The Purpose Driven Life, Expanded Edition

I cheated.  Author Rick Warren requests you take 40 days to read The Purpose Driven Life: What on Earth Am I Here For? so you can reflect on each chapter.  Instead, I read through it in 8 days.  So, it is possible, okay I know, I missed out on the full impact of the book.
In The Purpose Driven Life, Warren walks his readers though the theological and practical spiritual steps to living on purpose.  Each chapter is a daily meditation that focuses on one topic and finishes with points to consider and questions to ask.  For the expanded edition, Warren has added codes that can be scanned by a smart phone and provides access to videos that accompany the chapters.  The book is broken into sections on living for God’s pleasure, living as part of God’s family, living to imitate Christ, service and missions.  At the conclusion of the book are numerous appendixes for additional resources, including some free ones, and Bible verses.
Lately, I have been complaining about generic Christian books and my frustration over them.  In many ways I can see how The Purpose Driven Life provides nothing really new and is generic.
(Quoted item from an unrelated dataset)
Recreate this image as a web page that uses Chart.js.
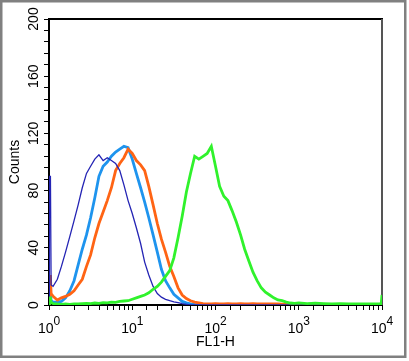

But even when I read the first edition over 8 years ago I never got the sense that Warren was trying to provide breakthrough ideas.  Instead, I think he was attempting to make 2,000 years of theological study fit within a container that was understandable to the general public.  The reaction and book sales make it clear that he accomplished his goal.  So in many ways I feel like generic Christian books are trying to copy the Warren success, rather than this book being part of the problem.
I really do suggest reading this book as a group.  I can remember when I did this in weeks one and two our group discussed questions like what job does God want me to have.  But by the time we dug into the content the question really became what kind of person does God want me to be.  Ironically and results may vary, that is when jobs and other personal requests opened for the group.  The Purpose Driven Life was one of the most successful group studies I have been part of.
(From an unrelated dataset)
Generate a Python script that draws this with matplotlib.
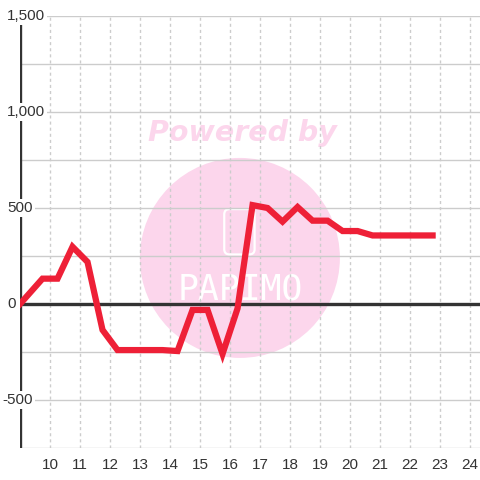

I really would recommend this book as a small group tool or a book that would be helpful to a new believer.  Even for those who have been around for awhile it can be very useful.  I found myself contemplating Warren’s comments about how the church is filled with servant-leaders not servants.  And the new chapters on envy and people pleasing are highly insightful.  All in all, the expanded edition only helps to build on the success of this highly popular book.